• _Exercise_
Every record that follows must be duplicated exactly, with images left out.

** Begin Records for the exercise **

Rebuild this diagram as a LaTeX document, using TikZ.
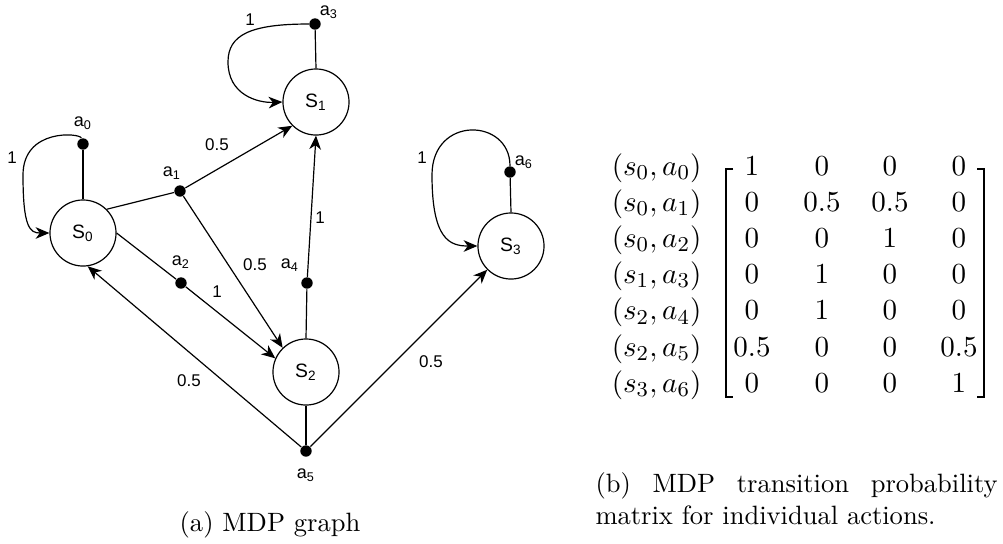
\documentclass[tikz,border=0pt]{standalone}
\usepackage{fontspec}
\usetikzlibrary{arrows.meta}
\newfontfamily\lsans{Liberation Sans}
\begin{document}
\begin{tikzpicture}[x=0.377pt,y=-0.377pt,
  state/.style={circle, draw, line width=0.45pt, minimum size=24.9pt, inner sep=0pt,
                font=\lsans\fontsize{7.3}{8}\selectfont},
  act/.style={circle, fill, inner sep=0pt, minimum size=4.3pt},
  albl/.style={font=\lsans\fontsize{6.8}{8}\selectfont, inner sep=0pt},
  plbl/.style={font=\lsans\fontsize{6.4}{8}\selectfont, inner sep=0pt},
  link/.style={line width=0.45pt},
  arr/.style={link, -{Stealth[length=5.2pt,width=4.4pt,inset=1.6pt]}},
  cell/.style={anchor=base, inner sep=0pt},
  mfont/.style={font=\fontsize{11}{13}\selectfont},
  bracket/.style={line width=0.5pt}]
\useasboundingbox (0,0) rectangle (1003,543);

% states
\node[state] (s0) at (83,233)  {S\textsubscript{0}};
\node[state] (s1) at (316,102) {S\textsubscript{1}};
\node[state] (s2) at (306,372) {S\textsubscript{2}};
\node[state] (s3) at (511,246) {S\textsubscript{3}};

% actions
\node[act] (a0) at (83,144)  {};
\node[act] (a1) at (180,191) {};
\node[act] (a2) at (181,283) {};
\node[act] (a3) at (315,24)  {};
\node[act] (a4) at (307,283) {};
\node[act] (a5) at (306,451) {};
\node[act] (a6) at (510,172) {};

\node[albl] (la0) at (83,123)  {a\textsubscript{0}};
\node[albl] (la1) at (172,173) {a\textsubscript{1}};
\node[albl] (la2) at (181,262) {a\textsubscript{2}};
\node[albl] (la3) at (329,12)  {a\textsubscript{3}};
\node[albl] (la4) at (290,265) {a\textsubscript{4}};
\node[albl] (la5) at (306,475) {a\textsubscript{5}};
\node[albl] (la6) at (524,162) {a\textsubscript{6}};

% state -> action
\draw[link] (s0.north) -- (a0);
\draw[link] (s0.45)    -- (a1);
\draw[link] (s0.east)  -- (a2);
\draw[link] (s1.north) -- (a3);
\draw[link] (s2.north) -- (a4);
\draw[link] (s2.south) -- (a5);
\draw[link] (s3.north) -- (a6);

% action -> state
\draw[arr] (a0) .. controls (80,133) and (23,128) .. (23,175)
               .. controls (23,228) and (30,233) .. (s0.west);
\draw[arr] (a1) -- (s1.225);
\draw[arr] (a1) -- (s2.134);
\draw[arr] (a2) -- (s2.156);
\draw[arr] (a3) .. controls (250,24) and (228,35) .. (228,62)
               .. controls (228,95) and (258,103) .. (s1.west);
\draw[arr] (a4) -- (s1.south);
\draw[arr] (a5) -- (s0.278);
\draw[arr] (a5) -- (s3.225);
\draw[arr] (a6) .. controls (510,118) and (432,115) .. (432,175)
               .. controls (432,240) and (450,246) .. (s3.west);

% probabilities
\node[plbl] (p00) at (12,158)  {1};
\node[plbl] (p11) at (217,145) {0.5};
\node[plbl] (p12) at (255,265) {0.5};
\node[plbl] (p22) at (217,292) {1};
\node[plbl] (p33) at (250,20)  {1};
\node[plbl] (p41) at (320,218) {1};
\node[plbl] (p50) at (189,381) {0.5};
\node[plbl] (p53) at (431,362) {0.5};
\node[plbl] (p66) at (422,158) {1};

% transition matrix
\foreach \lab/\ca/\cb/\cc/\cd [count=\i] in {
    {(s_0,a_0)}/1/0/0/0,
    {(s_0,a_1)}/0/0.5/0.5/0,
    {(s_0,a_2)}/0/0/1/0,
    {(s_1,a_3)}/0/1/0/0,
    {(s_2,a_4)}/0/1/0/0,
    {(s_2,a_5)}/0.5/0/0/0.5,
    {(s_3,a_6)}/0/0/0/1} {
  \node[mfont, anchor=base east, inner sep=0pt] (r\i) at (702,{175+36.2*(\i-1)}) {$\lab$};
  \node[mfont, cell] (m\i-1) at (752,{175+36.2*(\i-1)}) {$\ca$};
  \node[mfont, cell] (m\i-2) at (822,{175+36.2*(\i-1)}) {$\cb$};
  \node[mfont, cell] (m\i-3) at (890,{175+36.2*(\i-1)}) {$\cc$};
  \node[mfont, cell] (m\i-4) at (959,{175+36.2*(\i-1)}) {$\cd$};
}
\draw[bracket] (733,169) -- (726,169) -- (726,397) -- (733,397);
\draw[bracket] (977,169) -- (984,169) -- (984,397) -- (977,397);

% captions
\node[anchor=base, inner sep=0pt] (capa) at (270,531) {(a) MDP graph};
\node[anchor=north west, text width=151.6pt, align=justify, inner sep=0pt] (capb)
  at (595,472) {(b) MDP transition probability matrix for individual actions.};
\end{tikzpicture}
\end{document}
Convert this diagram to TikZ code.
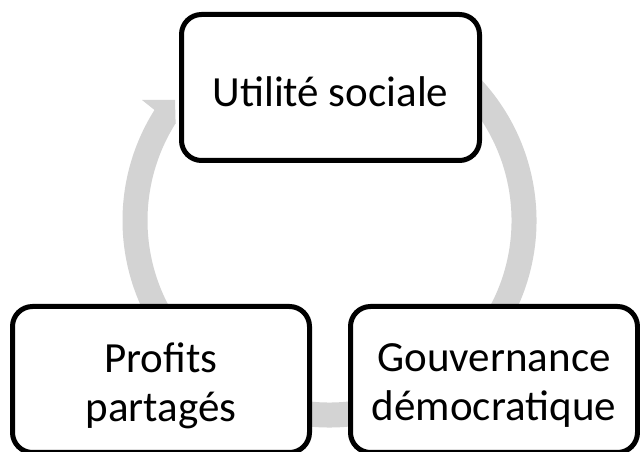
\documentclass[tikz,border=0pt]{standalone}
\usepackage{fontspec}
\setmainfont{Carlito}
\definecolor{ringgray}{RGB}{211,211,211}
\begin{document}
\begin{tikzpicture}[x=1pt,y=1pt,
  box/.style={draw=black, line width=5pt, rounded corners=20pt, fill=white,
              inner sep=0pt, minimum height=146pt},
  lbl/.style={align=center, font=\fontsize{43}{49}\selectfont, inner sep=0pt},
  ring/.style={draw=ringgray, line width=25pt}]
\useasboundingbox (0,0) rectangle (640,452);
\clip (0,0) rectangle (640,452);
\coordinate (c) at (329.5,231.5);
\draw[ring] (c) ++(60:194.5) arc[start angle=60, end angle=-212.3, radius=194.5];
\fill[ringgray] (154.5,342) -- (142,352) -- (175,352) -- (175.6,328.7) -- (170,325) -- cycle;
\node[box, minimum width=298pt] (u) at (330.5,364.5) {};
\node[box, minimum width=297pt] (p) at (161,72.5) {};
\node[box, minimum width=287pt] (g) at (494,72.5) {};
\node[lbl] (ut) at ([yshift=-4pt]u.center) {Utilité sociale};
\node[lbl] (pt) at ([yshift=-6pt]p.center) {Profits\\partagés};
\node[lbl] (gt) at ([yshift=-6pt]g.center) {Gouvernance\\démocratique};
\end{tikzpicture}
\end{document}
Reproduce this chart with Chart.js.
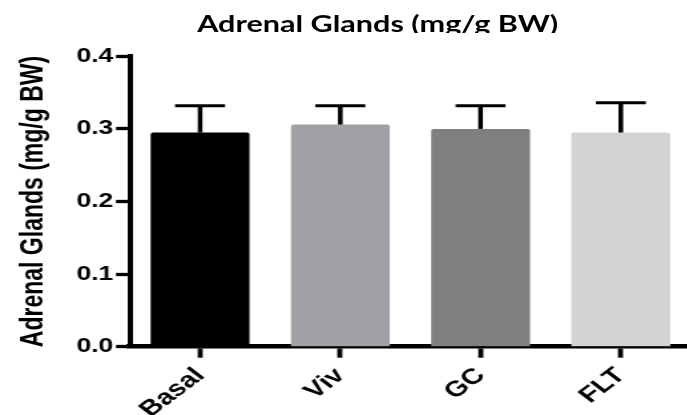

** End Records for the exercise **

• _Exercise output_
Rebuild this diagram as a LaTeX document, using TikZ.
\documentclass[tikz,border=0pt]{standalone}
\usepackage{fontspec}
\usetikzlibrary{arrows.meta}
\newfontfamily\lsans{Liberation Sans}
\begin{document}
\begin{tikzpicture}[x=0.377pt,y=-0.377pt,
  state/.style={circle, draw, line width=0.45pt, minimum size=24.9pt, inner sep=0pt,
                font=\lsans\fontsize{7.3}{8}\selectfont},
  act/.style={circle, fill, inner sep=0pt, minimum size=4.3pt},
  albl/.style={font=\lsans\fontsize{6.8}{8}\selectfont, inner sep=0pt},
  plbl/.style={font=\lsans\fontsize{6.4}{8}\selectfont, inner sep=0pt},
  link/.style={line width=0.45pt},
  arr/.style={link, -{Stealth[length=5.2pt,width=4.4pt,inset=1.6pt]}},
  cell/.style={anchor=base, inner sep=0pt},
  mfont/.style={font=\fontsize{11}{13}\selectfont},
  bracket/.style={line width=0.5pt}]
\useasboundingbox (0,0) rectangle (1003,543);

% states
\node[state] (s0) at (83,233)  {S\textsubscript{0}};
\node[state] (s1) at (316,102) {S\textsubscript{1}};
\node[state] (s2) at (306,372) {S\textsubscript{2}};
\node[state] (s3) at (511,246) {S\textsubscript{3}};

% actions
\node[act] (a0) at (83,144)  {};
\node[act] (a1) at (180,191) {};
\node[act] (a2) at (181,283) {};
\node[act] (a3) at (315,24)  {};
\node[act] (a4) at (307,283) {};
\node[act] (a5) at (306,451) {};
\node[act] (a6) at (510,172) {};

\node[albl] (la0) at (83,123)  {a\textsubscript{0}};
\node[albl] (la1) at (172,173) {a\textsubscript{1}};
\node[albl] (la2) at (181,262) {a\textsubscript{2}};
\node[albl] (la3) at (329,12)  {a\textsubscript{3}};
\node[albl] (la4) at (290,265) {a\textsubscript{4}};
\node[albl] (la5) at (306,475) {a\textsubscript{5}};
\node[albl] (la6) at (524,162) {a\textsubscript{6}};

% state -> action
\draw[link] (s0.north) -- (a0);
\draw[link] (s0.45)    -- (a1);
\draw[link] (s0.east)  -- (a2);
\draw[link] (s1.north) -- (a3);
\draw[link] (s2.north) -- (a4);
\draw[link] (s2.south) -- (a5);
\draw[link] (s3.north) -- (a6);

% action -> state
\draw[arr] (a0) .. controls (80,133) and (23,128) .. (23,175)
               .. controls (23,228) and (30,233) .. (s0.west);
\draw[arr] (a1) -- (s1.225);
\draw[arr] (a1) -- (s2.134);
\draw[arr] (a2) -- (s2.156);
\draw[arr] (a3) .. controls (250,24) and (228,35) .. (228,62)
               .. controls (228,95) and (258,103) .. (s1.west);
\draw[arr] (a4) -- (s1.south);
\draw[arr] (a5) -- (s0.278);
\draw[arr] (a5) -- (s3.225);
\draw[arr] (a6) .. controls (510,118) and (432,115) .. (432,175)
               .. controls (432,240) and (450,246) .. (s3.west);

% probabilities
\node[plbl] (p00) at (12,158)  {1};
\node[plbl] (p11) at (217,145) {0.5};
\node[plbl] (p12) at (255,265) {0.5};
\node[plbl] (p22) at (217,292) {1};
\node[plbl] (p33) at (250,20)  {1};
\node[plbl] (p41) at (320,218) {1};
\node[plbl] (p50) at (189,381) {0.5};
\node[plbl] (p53) at (431,362) {0.5};
\node[plbl] (p66) at (422,158) {1};

% transition matrix
\foreach \lab/\ca/\cb/\cc/\cd [count=\i] in {
    {(s_0,a_0)}/1/0/0/0,
    {(s_0,a_1)}/0/0.5/0.5/0,
    {(s_0,a_2)}/0/0/1/0,
    {(s_1,a_3)}/0/1/0/0,
    {(s_2,a_4)}/0/1/0/0,
    {(s_2,a_5)}/0.5/0/0/0.5,
    {(s_3,a_6)}/0/0/0/1} {
  \node[mfont, anchor=base east, inner sep=0pt] (r\i) at (702,{175+36.2*(\i-1)}) {$\lab$};
  \node[mfont, cell] (m\i-1) at (752,{175+36.2*(\i-1)}) {$\ca$};
  \node[mfont, cell] (m\i-2) at (822,{175+36.2*(\i-1)}) {$\cb$};
  \node[mfont, cell] (m\i-3) at (890,{175+36.2*(\i-1)}) {$\cc$};
  \node[mfont, cell] (m\i-4) at (959,{175+36.2*(\i-1)}) {$\cd$};
}
\draw[bracket] (733,169) -- (726,169) -- (726,397) -- (733,397);
\draw[bracket] (977,169) -- (984,169) -- (984,397) -- (977,397);

% captions
\node[anchor=base, inner sep=0pt] (capa) at (270,531) {(a) MDP graph};
\node[anchor=north west, text width=151.6pt, align=justify, inner sep=0pt] (capb)
  at (595,472) {(b) MDP transition probability matrix for individual actions.};
\end{tikzpicture}
\end{document}
Convert this diagram to TikZ code.
\documentclass[tikz,border=0pt]{standalone}
\usepackage{fontspec}
\setmainfont{Carlito}
\definecolor{ringgray}{RGB}{211,211,211}
\begin{document}
\begin{tikzpicture}[x=1pt,y=1pt,
  box/.style={draw=black, line width=5pt, rounded corners=20pt, fill=white,
              inner sep=0pt, minimum height=146pt},
  lbl/.style={align=center, font=\fontsize{43}{49}\selectfont, inner sep=0pt},
  ring/.style={draw=ringgray, line width=25pt}]
\useasboundingbox (0,0) rectangle (640,452);
\clip (0,0) rectangle (640,452);
\coordinate (c) at (329.5,231.5);
\draw[ring] (c) ++(60:194.5) arc[start angle=60, end angle=-212.3, radius=194.5];
\fill[ringgray] (154.5,342) -- (142,352) -- (175,352) -- (175.6,328.7) -- (170,325) -- cycle;
\node[box, minimum width=298pt] (u) at (330.5,364.5) {};
\node[box, minimum width=297pt] (p) at (161,72.5) {};
\node[box, minimum width=287pt] (g) at (494,72.5) {};
\node[lbl] (ut) at ([yshift=-4pt]u.center) {Utilité sociale};
\node[lbl] (pt) at ([yshift=-6pt]p.center) {Profits\\partagés};
\node[lbl] (gt) at ([yshift=-6pt]g.center) {Gouvernance\\démocratique};
\end{tikzpicture}
\end{document}
Reproduce this chart with Chart.js.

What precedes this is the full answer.